- **Exercise**:
Your output is the lines from the first one to the one containing "plt.rcParams['font.family'] = ['DejaVu", repeated exactly, with images left out.
═══ Information provided ═══
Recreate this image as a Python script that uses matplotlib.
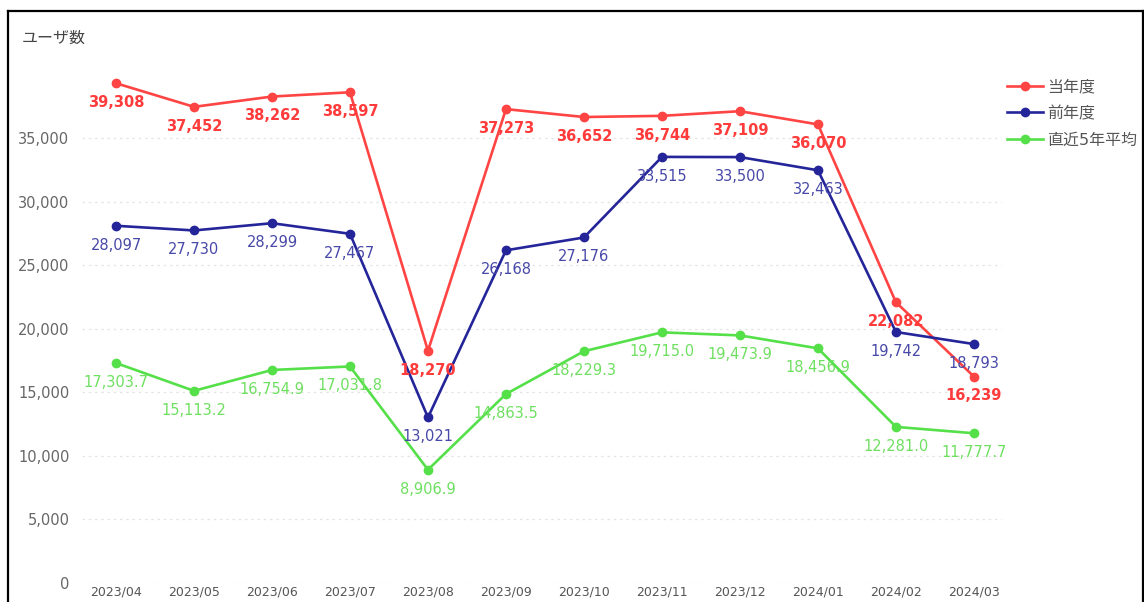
import matplotlib
matplotlib.use('Agg')
import matplotlib.pyplot as plt
from matplotlib.lines import Line2D
import numpy as np

plt.rcParams['font.family'] = ['DejaVu Sans', 'Noto Sans CJK JP']

months = ['2023/04', '2023/05', '2023/06', '2023/07', '2023/08', '2023/09',
          '2023/10', '2023/11', '2023/12', '2024/01', '2024/02', '2024/03']
this_year = [39308, 37452, 38262, 38597, 18270, 37273, 36652, 36744, 37109, 36070, 22082, 16239]
last_year = [28097, 27730, 28299, 27467, 13021, 26168, 27176, 33515, 33500, 32463, 19742, 18793]
avg_5y = [17303.7, 15113.2, 16754.9, 17031.8, 8906.9, 14863.5, 18229.3, 19715.0, 19473.9,
          18456.9, 12281.0, 11777.7]
series_names = ['当年度', '前年度', '直近5年平均']
yticks = [0, 5000, 10000, 15000, 20000, 25000, 30000, 35000]

W, H = 1144, 602
fig = plt.figure(figsize=(W / 100, H / 100), dpi=100)
ax = fig.add_axes([82 / W, (H - 583) / H, (1002 - 82) / W, (583 - 70) / H])

x = np.arange(len(months))
styles = [
    (this_year, '#ff4444', '#ff3b3b', 'bold', '{:,.0f}'),
    (last_year, '#25259a', '#4848a8', 'normal', '{:,.0f}'),
    (avg_5y, '#55e04a', '#6ee060', 'normal', '{:,.1f}'),
]
handles = []
for (vals, col, lcol, weight, fmt), name in zip(styles, series_names):
    h, = ax.plot(x, vals, color=col, lw=1.9, marker='o', ms=6, zorder=3, label=name,
                 solid_joinstyle='round')
    handles.append(h)
    for xi, v in zip(x, vals):
        ax.annotate(fmt.format(v), (xi, v), xytext=(0, -14), textcoords='offset points',
                    ha='center', va='center', fontsize=10.5, color=lcol,
                    fontweight=weight, zorder=4)

ax.set_xlim(-0.436, 11.36)
ax.set_ylim(0, 40350)
ax.set_yticks(yticks)
ax.set_yticklabels(['{:,}'.format(v) for v in yticks], fontsize=10.5, color='#666666')
ax.set_xticks(x)
ax.set_xticklabels(months, fontsize=9, color='#555555')
ax.tick_params(axis='both', length=0)
ax.tick_params(axis='y', pad=9)
ax.tick_params(axis='x', pad=2)
for s in ax.spines.values():
    s.set_visible(False)
ax.grid(axis='y', color='#e4e4e4', linestyle=(0, (2, 3)), lw=0.9)
ax.set_axisbelow(True)

fig.text(22 / W, 1 - 38 / H, 'ユーザ数', fontsize=11.5, color='#444444', va='center', ha='left')

leg = fig.legend(handles=handles, loc='upper left', bbox_to_anchor=(993 / W, 1 - 65 / H),
                 frameon=False, fontsize=11.5, handlelength=2.2, labelspacing=0.72,
                 handletextpad=0.3, labelcolor='#555555')

# outer frame
for xs, ys in [((8, 8), (11, H)), ((8, 1143), (11, 11)), ((1143, 1143), (11, H))]:
    fig.add_artist(Line2D([v / W for v in xs], [1 - v / H for v in ys],
                          transform=fig.transFigure, color='black', lw=1.6))

fig.savefig('out.png', dpi=100)
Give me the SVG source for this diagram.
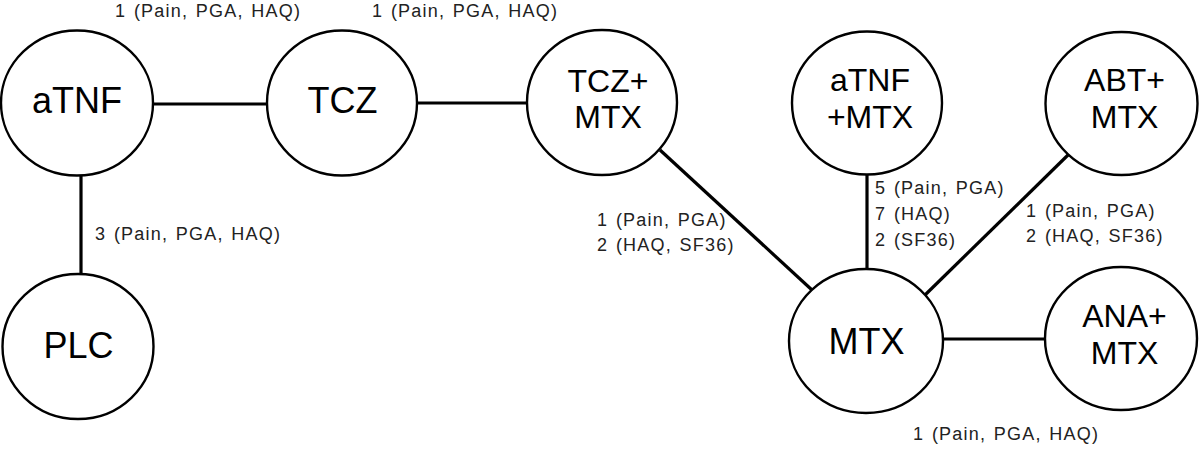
═══
- **Task result**:
Recreate this image as a Python script that uses matplotlib.
import matplotlib
matplotlib.use('Agg')
import matplotlib.pyplot as plt
from matplotlib.lines import Line2D
import numpy as np

plt.rcParams['font.family'] = ['DejaVu Sans', 'Noto Sans CJK JP']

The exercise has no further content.